-- BEGIN INFORMATION SUPPLIED --
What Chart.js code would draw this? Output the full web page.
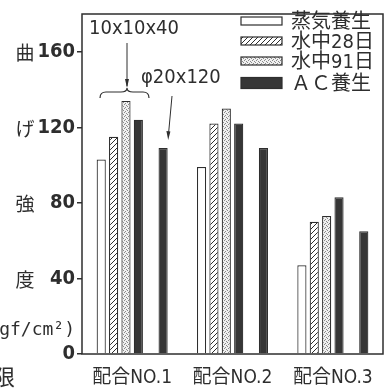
<!DOCTYPE html>
<html>
<head>
<meta charset="utf-8">
<script src="https://cdn.jsdelivr.net/npm/chart.js"></script>
<style>
  html, body { margin: 0; padding: 0; background: #fff; }
  #wrap { width: 386px; height: 390px; }
</style>
</head>
<body>
<div id="wrap"><canvas id="chart" width="386" height="390"></canvas></div>
<script>
// data
const categories = ['配合NO.1', '配合NO.2', '配合NO.3'];
const steamCured = [103, 99, 47];      // 蒸気養生
const water28 = [115, 122, 70];        // 水中28日
const water91 = [134, 130, 73];        // 水中91日
const acCured = [124, 122, 83];        // ＡＣ養生 (10x10x40)
const acCuredPhi = [109, 109, 65];     // ＡＣ養生 (φ20x120)
const yTicks = [0, 40, 80, 120, 160];
const yTitles = ['度', '強', 'げ', '曲'];   // beside 40, 80, 120, 160
const legendLabels = ['蒸気養生', '水中28日', '水中91日', 'ＡＣ養生'];

const ink = '#2e2e2e';
const narrow = '"DejaVu Sans Condensed", "Noto Sans CJK JP", sans-serif';
const cjk = '"Noto Sans CJK JP", sans-serif';

// fill patterns
function hatch() {
    const c = document.createElement('canvas');
    c.width = c.height = 5;
    const g = c.getContext('2d');
    g.fillStyle = '#fff';
    g.fillRect(0, 0, 5, 5);
    g.strokeStyle = ink;
    g.lineWidth = 1;
    g.beginPath();
    g.moveTo(-1, 6); g.lineTo(6, -1);
    g.moveTo(-1, 1); g.lineTo(1, -1);
    g.moveTo(4, 6); g.lineTo(6, 4);
    g.stroke();
    return g.createPattern(c, 'repeat');
}
function dots() {
    const c = document.createElement('canvas');
    c.width = c.height = 4;
    const g = c.getContext('2d');
    g.fillStyle = '#f0f0f0';
    g.fillRect(0, 0, 4, 4);
    g.fillStyle = '#8a8a8a';
    [[0, 0], [2, 1], [1, 3], [3, 2]].forEach(([x, y]) => g.fillRect(x, y, 1, 1));
    return g.createPattern(c, 'repeat');
}
const fills = ['#ffffff', hatch(), dots(), '#363636'];

const decor = {
    id: 'decor',
    afterDraw(chart) {
        const ctx = chart.ctx;
        const a = chart.chartArea;
        const y = chart.scales.y;
        ctx.save();
        // frame
        ctx.strokeStyle = ink;
        ctx.lineWidth = 1.5;
        ctx.strokeRect(a.left, a.top, a.right - a.left, a.bottom - a.top);

        // vertical axis title, one character per tick
        ctx.fillStyle = ink;
        ctx.font = '19px ' + cjk;
        ctx.textAlign = 'center';
        ctx.textBaseline = 'middle';
        yTitles.forEach((t, i) => {
            ctx.fillText(t, 25, y.getPixelForValue(yTicks[i + 1]) + 1);
        });
        ctx.font = '18px "DejaVu Sans Mono", monospace';
        ctx.textAlign = 'right';
        ctx.fillText('(kgf/cm²)', 75, 330);
        ctx.font = '22px ' + cjk;
        ctx.fillText('限', 15, 377);

        // legend
        ctx.textAlign = 'left';
        ctx.font = '20px ' + narrow;
        const rows = [21, 41, 61, 83];
        rows.forEach((ry, i) => {
            const h = i === 3 ? 11 : 8;
            ctx.fillStyle = fills[i];
            ctx.fillRect(241, ry - h / 2, 41, h);
            ctx.strokeStyle = ink;
            ctx.lineWidth = 1.2;
            ctx.strokeRect(241, ry - h / 2, 41, h);
            ctx.fillStyle = ink;
            ctx.fillText(legendLabels[i], 291, ry + 2);
        });

        // specimen size notes
        ctx.font = '20px ' + narrow;
        ctx.fillText('10x10x40', 89, 29);
        ctx.fillText('φ20x120', 141, 78);

        ctx.lineWidth = 1;
        ctx.beginPath();
        ctx.moveTo(127, 43); ctx.lineTo(127, 86);
        ctx.moveTo(172, 96); ctx.lineTo(168.5, 134);
        ctx.stroke();
        ctx.beginPath();
        ctx.moveTo(127, 88); ctx.lineTo(125, 79); ctx.lineTo(129, 79); ctx.closePath();
        ctx.moveTo(168.2, 140); ctx.lineTo(166.4, 131); ctx.lineTo(170.4, 131.4); ctx.closePath();
        ctx.fill();

        // brace
        ctx.lineWidth = 1.2;
        ctx.beginPath();
        ctx.moveTo(100, 98);
        ctx.quadraticCurveTo(100, 92, 106, 92);
        ctx.lineTo(121, 92);
        ctx.quadraticCurveTo(127, 92, 127, 88);
        ctx.quadraticCurveTo(127, 92, 133, 92);
        ctx.lineTo(143, 92);
        ctx.quadraticCurveTo(149, 92, 149, 98);
        ctx.stroke();
        ctx.restore();
    }
};

const bar = (label, data, fill) => ({
    label,
    data,
    backgroundColor: fill,
    borderColor: ink,
    borderWidth: 1.2
});

new Chart(document.getElementById('chart'), {
    type: 'bar',
    data: {
        labels: categories,
        datasets: [
            bar(legendLabels[0], steamCured, fills[0]),
            bar(legendLabels[1], water28, fills[1]),
            bar(legendLabels[2], water91, fills[2]),
            bar(legendLabels[3], acCured, fills[3]),
            bar('', [null, null, null], fills[3]),
            bar(legendLabels[3] + ' φ20x120', acCuredPhi, fills[3])
        ]
    },
    options: {
        responsive: false,
        animation: false,
        layout: { padding: { top: 5, right: 3, left: 0, bottom: 0 } },
        datasets: { bar: { categoryPercentage: 0.74, barPercentage: 0.74 } },
        plugins: { legend: { display: false }, tooltip: { enabled: false } },
        scales: {
            x: {
                grid: { display: false },
                border: { display: false },
                ticks: { color: ink, font: { family: narrow, size: 19 }, padding: 5 },
                afterFit: s => { s.height = 36; }
            },
            y: {
                min: 0,
                max: 180,
                grid: { drawOnChartArea: false, drawTicks: true, tickLength: 5, color: ink, lineWidth: 1.5 },
                border: { display: false },
                ticks: {
                    stepSize: 40,
                    padding: 2,
                    color: ink,
                    font: { family: narrow, size: 20, weight: 'bold' }
                },
                afterBuildTicks: s => { s.ticks = yTicks.map(v => ({ value: v })); },
                afterFit: s => { s.width = 82; }
            }
        }
    },
    plugins: [decor]
});
</script>
</body>
</html>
-- END INFORMATION SUPPLIED --
# REQUIRED WORK
The data should be printed again unchanged; leave its pictures out.

# FULL ANSWER
What Chart.js code would draw this? Output the full web page.
<!DOCTYPE html>
<html>
<head>
<meta charset="utf-8">
<script src="https://cdn.jsdelivr.net/npm/chart.js"></script>
<style>
  html, body { margin: 0; padding: 0; background: #fff; }
  #wrap { width: 386px; height: 390px; }
</style>
</head>
<body>
<div id="wrap"><canvas id="chart" width="386" height="390"></canvas></div>
<script>
// data
const categories = ['配合NO.1', '配合NO.2', '配合NO.3'];
const steamCured = [103, 99, 47];      // 蒸気養生
const water28 = [115, 122, 70];        // 水中28日
const water91 = [134, 130, 73];        // 水中91日
const acCured = [124, 122, 83];        // ＡＣ養生 (10x10x40)
const acCuredPhi = [109, 109, 65];     // ＡＣ養生 (φ20x120)
const yTicks = [0, 40, 80, 120, 160];
const yTitles = ['度', '強', 'げ', '曲'];   // beside 40, 80, 120, 160
const legendLabels = ['蒸気養生', '水中28日', '水中91日', 'ＡＣ養生'];

const ink = '#2e2e2e';
const narrow = '"DejaVu Sans Condensed", "Noto Sans CJK JP", sans-serif';
const cjk = '"Noto Sans CJK JP", sans-serif';

// fill patterns
function hatch() {
    const c = document.createElement('canvas');
    c.width = c.height = 5;
    const g = c.getContext('2d');
    g.fillStyle = '#fff';
    g.fillRect(0, 0, 5, 5);
    g.strokeStyle = ink;
    g.lineWidth = 1;
    g.beginPath();
    g.moveTo(-1, 6); g.lineTo(6, -1);
    g.moveTo(-1, 1); g.lineTo(1, -1);
    g.moveTo(4, 6); g.lineTo(6, 4);
    g.stroke();
    return g.createPattern(c, 'repeat');
}
function dots() {
    const c = document.createElement('canvas');
    c.width = c.height = 4;
    const g = c.getContext('2d');
    g.fillStyle = '#f0f0f0';
    g.fillRect(0, 0, 4, 4);
    g.fillStyle = '#8a8a8a';
    [[0, 0], [2, 1], [1, 3], [3, 2]].forEach(([x, y]) => g.fillRect(x, y, 1, 1));
    return g.createPattern(c, 'repeat');
}
const fills = ['#ffffff', hatch(), dots(), '#363636'];

const decor = {
    id: 'decor',
    afterDraw(chart) {
        const ctx = chart.ctx;
        const a = chart.chartArea;
        const y = chart.scales.y;
        ctx.save();
        // frame
        ctx.strokeStyle = ink;
        ctx.lineWidth = 1.5;
        ctx.strokeRect(a.left, a.top, a.right - a.left, a.bottom - a.top);

        // vertical axis title, one character per tick
        ctx.fillStyle = ink;
        ctx.font = '19px ' + cjk;
        ctx.textAlign = 'center';
        ctx.textBaseline = 'middle';
        yTitles.forEach((t, i) => {
            ctx.fillText(t, 25, y.getPixelForValue(yTicks[i + 1]) + 1);
        });
        ctx.font = '18px "DejaVu Sans Mono", monospace';
        ctx.textAlign = 'right';
        ctx.fillText('(kgf/cm²)', 75, 330);
        ctx.font = '22px ' + cjk;
        ctx.fillText('限', 15, 377);

        // legend
        ctx.textAlign = 'left';
        ctx.font = '20px ' + narrow;
        const rows = [21, 41, 61, 83];
        rows.forEach((ry, i) => {
            const h = i === 3 ? 11 : 8;
            ctx.fillStyle = fills[i];
            ctx.fillRect(241, ry - h / 2, 41, h);
            ctx.strokeStyle = ink;
            ctx.lineWidth = 1.2;
            ctx.strokeRect(241, ry - h / 2, 41, h);
            ctx.fillStyle = ink;
            ctx.fillText(legendLabels[i], 291, ry + 2);
        });

        // specimen size notes
        ctx.font = '20px ' + narrow;
        ctx.fillText('10x10x40', 89, 29);
        ctx.fillText('φ20x120', 141, 78);

        ctx.lineWidth = 1;
        ctx.beginPath();
        ctx.moveTo(127, 43); ctx.lineTo(127, 86);
        ctx.moveTo(172, 96); ctx.lineTo(168.5, 134);
        ctx.stroke();
        ctx.beginPath();
        ctx.moveTo(127, 88); ctx.lineTo(125, 79); ctx.lineTo(129, 79); ctx.closePath();
        ctx.moveTo(168.2, 140); ctx.lineTo(166.4, 131); ctx.lineTo(170.4, 131.4); ctx.closePath();
        ctx.fill();

        // brace
        ctx.lineWidth = 1.2;
        ctx.beginPath();
        ctx.moveTo(100, 98);
        ctx.quadraticCurveTo(100, 92, 106, 92);
        ctx.lineTo(121, 92);
        ctx.quadraticCurveTo(127, 92, 127, 88);
        ctx.quadraticCurveTo(127, 92, 133, 92);
        ctx.lineTo(143, 92);
        ctx.quadraticCurveTo(149, 92, 149, 98);
        ctx.stroke();
        ctx.restore();
    }
};

const bar = (label, data, fill) => ({
    label,
    data,
    backgroundColor: fill,
    borderColor: ink,
    borderWidth: 1.2
});

new Chart(document.getElementById('chart'), {
    type: 'bar',
    data: {
        labels: categories,
        datasets: [
            bar(legendLabels[0], steamCured, fills[0]),
            bar(legendLabels[1], water28, fills[1]),
            bar(legendLabels[2], water91, fills[2]),
            bar(legendLabels[3], acCured, fills[3]),
            bar('', [null, null, null], fills[3]),
            bar(legendLabels[3] + ' φ20x120', acCuredPhi, fills[3])
        ]
    },
    options: {
        responsive: false,
        animation: false,
        layout: { padding: { top: 5, right: 3, left: 0, bottom: 0 } },
        datasets: { bar: { categoryPercentage: 0.74, barPercentage: 0.74 } },
        plugins: { legend: { display: false }, tooltip: { enabled: false } },
        scales: {
            x: {
                grid: { display: false },
                border: { display: false },
                ticks: { color: ink, font: { family: narrow, size: 19 }, padding: 5 },
                afterFit: s => { s.height = 36; }
            },
            y: {
                min: 0,
                max: 180,
                grid: { drawOnChartArea: false, drawTicks: true, tickLength: 5, color: ink, lineWidth: 1.5 },
                border: { display: false },
                ticks: {
                    stepSize: 40,
                    padding: 2,
                    color: ink,
                    font: { family: narrow, size: 20, weight: 'bold' }
                },
                afterBuildTicks: s => { s.ticks = yTicks.map(v => ({ value: v })); },
                afterFit: s => { s.width = 82; }
            }
        }
    },
    plugins: [decor]
});
</script>
</body>
</html>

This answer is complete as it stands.